Artigos de autoria de Carlos de Paula, tradutor, escritor e historiador brasileiro residente em Miami. Que só não viaja mais por que o bolso não deixa.
Tuesday, February 5, 2013
Turismo de Atlas
Quando era pequenino tinha um hábito peculiar. Ganhei um Atlas de presente e descobri a geografia. Gostava de ir ao banheiro levando o meu companheiro Atlas, passando belos minutos, que mais pareciam horas, explorando diversos países, imaginando culturas diferentes, aprendendo os nomes das capitais. Eram tempos diferentes, não havia internet, e o mundo ainda era uma incógnita para muitos.
Imaginei que algum dia viajaria para todos aqueles lugares, desde a gélida Antártida e seus pinguins, até os desertos da Arábia e seus camelos. A linda, culta e sedutora Paris, a jovem e moderna Brasília, as estonteantes alturas do Everest. Veria os quadros do museu do Prado e o Empire State Building. Imaginava que visitaria lugares como Gana, quiçás a Colômbia, certamente a Nova Zelândia. Realmente não me agradava a idéia de visitar o Vietnã, que naquele época estava em uma guerra aparentemente infindável. Afinal, eu era um garoto que amava os Beatles e os Rollling Stones. Mas o mundo era grande, podia dispensar o Vietnã.
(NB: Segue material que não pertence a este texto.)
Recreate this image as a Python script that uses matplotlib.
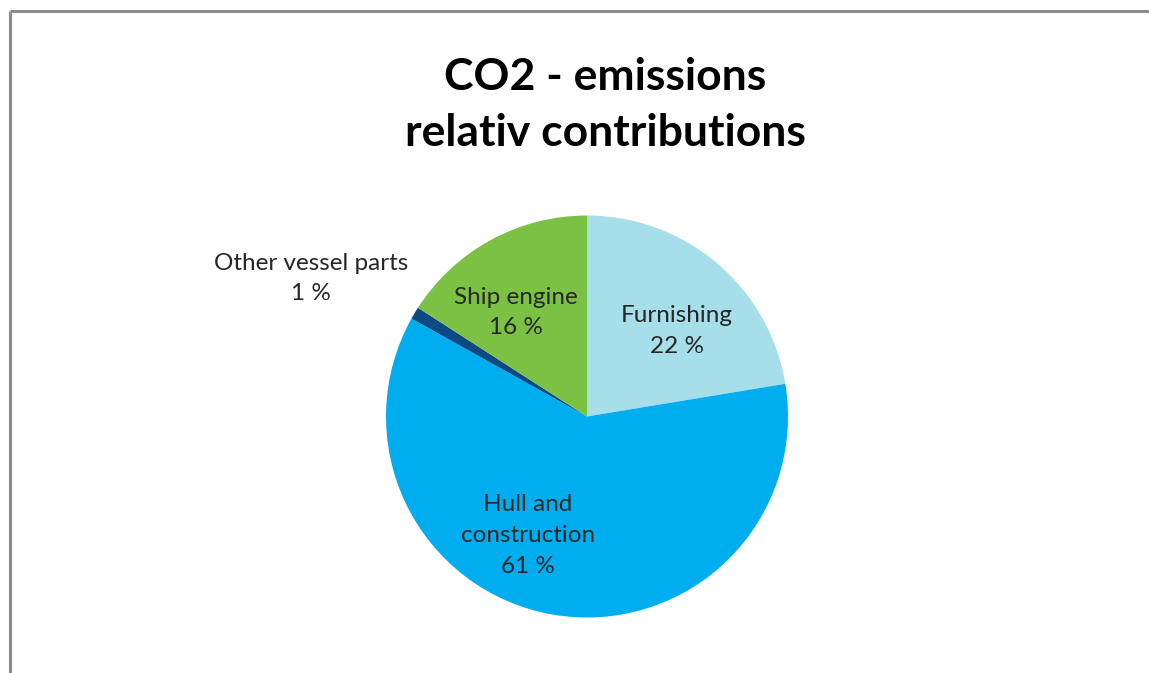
import matplotlib
matplotlib.use("Agg")
import matplotlib.pyplot as plt

categories = ["Furnishing", "Hull and\nconstruction", "Other vessel parts", "Ship engine"]
values = [22.4, 60.7, 1.0, 15.9]
pct_labels = ["22 %", "61 %", "1 %", "16 %"]
colors = ["#A6DEEA", "#00AEEF", "#0D4A83", "#7BC143"]

W, H = 1149, 673
fig = plt.figure(figsize=(W / 100, H / 100), dpi=100)
ax = fig.add_axes([0, 0, 1, 1])

cx, cy, r = 587, H - 416.5, 201
ax.pie(values, colors=colors, startangle=90, counterclock=False,
       center=(cx, cy), radius=r, frame=True,
       wedgeprops=dict(linewidth=0))
ax.set_xlim(0, W)
ax.set_ylim(0, H)
ax.axis("off")

# border
ax.plot([10, 10], [0, H - 11], color="#8C8C8C", lw=2.2, solid_capstyle="butt")
ax.plot([10, W], [H - 11, H - 11], color="#8C8C8C", lw=2.2, solid_capstyle="butt")

font = "Lato"
ax.text(605, H - 77, "CO2 - emissions", ha="center", va="center",
        fontsize=32, fontweight="bold", family=font, color="black")
ax.text(605, H - 133, "relativ contributions", ha="center", va="center",
        fontsize=32, fontweight="bold", family=font, color="black")

lab_pos = [(677, H - 331), (528, H - 535.5), (311, H - 278.5), (516, H - 312.5)]
tc = "#262626"
for cat, pct, (x, y) in zip(categories, pct_labels, lab_pos):
    ax.text(x, y, cat + "\n" + pct, ha="center", va="center",
            fontsize=17.5, family=font, color=tc, linespacing=1.57)

fig.savefig("out.png", dpi=100)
Nas páginas inertes de um Atlas tudo é bonito, interessante e seguro. Não há sequestros, a água é potável, há esgoto. Não pintam balas perdidas, as culturas e raças se respeitam, comida boa não falta. Os animais são todos bonitos e dóceis, e os venenos que podem levar à morte são uma abstração - coisa de outro mundo. Insetos só se interessam por plantas, não gente. O frio não é tão gelado, o calor não é tão quente. E tem mais, as viagens das páginas do Atlas são baratas. Você viaja o mundo inteiro com alguns poucos reais, dólares ou euros. Sem passaporte.
Cheguei a querer trabalhar com turismo para conhecer o mundo. Desisti no meio do caminho e me enfronhei por outras áreas, digamos, mais estáticas. Fui crescendo, e descobrindo que havia certas áreas do mundo que de repente não seriam tão agradáveis assim. Nunca fui aventureiro ad extremis - não sou do tipo mergulhador, paraquedista, etc..
Um dia pensei em viajar para a Nigéria, sim. Descobri que era um lugar bonito, que havia vínculos históricos com o Brasil, mas também aprendi que o país tem problemas sérios. Em suma que é um ambiente inóspito para turistas.
A gota d'água foi quando um amigo caiu no conto das famosas cartas da Nigéria, nos anos 90. Nunca me contou direito o que rolou, só sei que o cara se mandou para Lagos esperando voltar rico, e quase fica por lá, mortinho da silva.
Nesse fim de semana li um artigo sobre Lagos que eliminou a última gota de vontade de visitar a ex-capital nigeriana. São Paulo é um verdadeiro paraíso em comparação com o caos urbano de uma cidade sem esgoto, assentada sobre um sujo pantanal, com poucas ruas asfaltadas, e que, apesar das abundantes riquezas do petróleo, abriga mais de dez milhões de miseráveis.
Hoje há vôos frequentes para quase todos os lugares do mundo, em aviões confortáveis, rápidos e seguros. As passagens já foram mais baratas, mas ainda não é preciso ser milionário para viajar para a grande maioria dos lugares nesta Terra. Compra-se passagens no próprio computador caseiro, no conforto do seu lar. Mas o globo está cada vez menor para mim.
Vou comprar outro Atlas e sonhar, no trono, com um mundo melhor.